"Quand'ero fanciulla mio padre, contadino anarchico e analfabeta del
Mugello, mi portava la domenica mattina agli Uffizi e, davanti alle opere esposte, mi diceva: Questi sono sacri e sono tuoi."
E' da tempo ormai che Tommaso Montanari, storico dell'arte, si batte per affermare il principio che il patrimonio storico e artistico serve a produrre cultura e cittadinanza non a produrre denaro, che le due funzioni sono alternative e non complementari, che esso dovrebbe accessibile a tutti e gratuitamente, che è sbagliato e anticostituzionale metterlo a servizio delle logiche del mercato o chiamarlo "giacimento culturale" come se fosse petrolio.
La sua tesi, esposta nel libro "Le pietre e il popolo" presentato a Fahrenheit Radio 3, ha il fascino delle cose talmente sacrosante da sembrare irrealizzabili, praticamente una voce nel deserto.
Montanari contesta tutte le obiezioni consuete. "Non ci sono soldi": basterebbero 5 dei 130/150 miliardi l'anno in cui è stimata l'evasione fiscale in Italia per mantenere il patrimonio storico-artistico, che è di tutti, senza svenderlo e ricorda che nessuno dei gradi musei americani si sostiene da solo con i biglietti venduti. "Quello che non si paga non si rispetta": il rispetto scaturisce dall'educazione proprio come nell'episodio della signora del Mugello che egli riporta nella puntata e che, secondo me, da solo rende l'idea meglio di tante parole (da notare che all'epoca di cui parla la signora l'entrata agli Uffizi era appunto gratuita la domenica mattina).
Ed invece si continua a parlare dei monumenti e delle opere d'arte come potenziale tustistico ("la cultura fattura" lo slogan coniato dal Sole 24 ore), si continua con il fiorire di mostre che sono quasi sempre operazioni di cassetta, senza una ricerca monte e
senza preoccuparsi delle conoscenze a valle.
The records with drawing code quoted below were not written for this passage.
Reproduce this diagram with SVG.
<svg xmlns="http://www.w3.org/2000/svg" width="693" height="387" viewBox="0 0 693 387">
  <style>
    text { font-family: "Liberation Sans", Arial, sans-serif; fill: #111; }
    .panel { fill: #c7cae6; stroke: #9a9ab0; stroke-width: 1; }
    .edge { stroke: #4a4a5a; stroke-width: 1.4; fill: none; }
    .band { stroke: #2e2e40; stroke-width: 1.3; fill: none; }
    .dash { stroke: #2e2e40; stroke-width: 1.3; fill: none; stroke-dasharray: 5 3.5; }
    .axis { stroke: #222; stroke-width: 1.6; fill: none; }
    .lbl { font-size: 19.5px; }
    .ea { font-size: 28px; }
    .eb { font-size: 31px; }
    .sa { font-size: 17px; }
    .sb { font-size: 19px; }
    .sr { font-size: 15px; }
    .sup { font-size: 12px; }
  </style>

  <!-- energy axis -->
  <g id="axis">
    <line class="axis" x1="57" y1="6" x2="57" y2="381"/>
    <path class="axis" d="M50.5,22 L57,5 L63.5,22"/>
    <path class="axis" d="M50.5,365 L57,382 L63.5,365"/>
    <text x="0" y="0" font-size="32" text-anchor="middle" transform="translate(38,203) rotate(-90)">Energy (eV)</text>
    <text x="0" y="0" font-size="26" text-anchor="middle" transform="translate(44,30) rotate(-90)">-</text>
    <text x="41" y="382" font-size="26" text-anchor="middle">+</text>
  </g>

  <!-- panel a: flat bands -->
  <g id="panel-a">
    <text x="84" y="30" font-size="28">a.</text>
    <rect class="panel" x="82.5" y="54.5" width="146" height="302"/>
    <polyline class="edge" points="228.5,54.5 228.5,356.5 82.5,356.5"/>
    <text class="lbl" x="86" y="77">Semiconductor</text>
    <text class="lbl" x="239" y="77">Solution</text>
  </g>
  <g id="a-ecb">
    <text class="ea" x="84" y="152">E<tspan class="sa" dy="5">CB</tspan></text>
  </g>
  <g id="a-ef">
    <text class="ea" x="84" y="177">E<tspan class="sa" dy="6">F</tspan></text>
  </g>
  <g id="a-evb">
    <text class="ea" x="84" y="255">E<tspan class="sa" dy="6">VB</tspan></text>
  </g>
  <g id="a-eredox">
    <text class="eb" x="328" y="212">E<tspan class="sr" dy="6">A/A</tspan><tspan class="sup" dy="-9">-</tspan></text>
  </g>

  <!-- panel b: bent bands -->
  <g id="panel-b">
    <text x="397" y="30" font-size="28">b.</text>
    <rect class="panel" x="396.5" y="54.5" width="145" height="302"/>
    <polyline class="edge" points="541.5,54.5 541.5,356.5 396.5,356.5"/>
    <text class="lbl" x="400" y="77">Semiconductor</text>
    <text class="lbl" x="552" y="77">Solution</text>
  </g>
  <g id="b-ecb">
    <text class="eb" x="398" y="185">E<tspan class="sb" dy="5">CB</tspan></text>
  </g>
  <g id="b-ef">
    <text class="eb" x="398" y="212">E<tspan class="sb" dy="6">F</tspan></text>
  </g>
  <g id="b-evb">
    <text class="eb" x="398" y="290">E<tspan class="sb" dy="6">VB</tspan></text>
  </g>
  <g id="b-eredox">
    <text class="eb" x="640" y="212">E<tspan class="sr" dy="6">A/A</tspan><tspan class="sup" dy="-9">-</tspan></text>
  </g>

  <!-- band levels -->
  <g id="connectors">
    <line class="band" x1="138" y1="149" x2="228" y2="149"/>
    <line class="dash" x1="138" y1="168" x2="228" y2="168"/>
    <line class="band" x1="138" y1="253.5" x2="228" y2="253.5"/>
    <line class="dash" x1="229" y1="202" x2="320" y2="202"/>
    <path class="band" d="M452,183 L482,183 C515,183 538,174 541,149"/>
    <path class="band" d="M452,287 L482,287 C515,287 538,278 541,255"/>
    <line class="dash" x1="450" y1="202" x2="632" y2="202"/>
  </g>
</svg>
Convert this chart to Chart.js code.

Eventi dove quello che conta è la
bigliettazione, che rendono a chi le organizza tramite un patrimonio di
tutti, dalle quali se ne esce con le idee più
confuse di prima pensando che il patrimonio sia un lunapark dove non c'è
niente da capire. Senza contare il legame tra politica, istituzioni e interessi privati. Tommaso Montanari parla di un'involuzione neofeudale delle nostre città dove gli spazi comuni ridiventano privati.
Il punto vero è che non si studia abbastanza la storia dell'arte.
Roberto Longhi diceva che bisogna studiare la lingua figurativa sin da
bambini per avere coscienza non della propria arte ma della propria
nazione. Dante diceva che quella di Giotto e di Cimabue è un'altra
lingua, una lingua che o si impara e si parla, oppure finiamo, come è successo, con l'avere classi dirigenti
analfabete.
Montanari non risparmia neppure i suoi colleghi storici dell'arte che, secondo lui, sono autoreferenziali e venduti al mercato e al business delle grandi mostre, al servizio del lusso mentre dovrebbero essere al servizio dei cittadini. Starebbe invece proprio a loro far capire che i nostri monumenti non sono pietre, ma sono il nostro modo di costruire la nostra comunità nazionale e la nostra dignità di cittadini.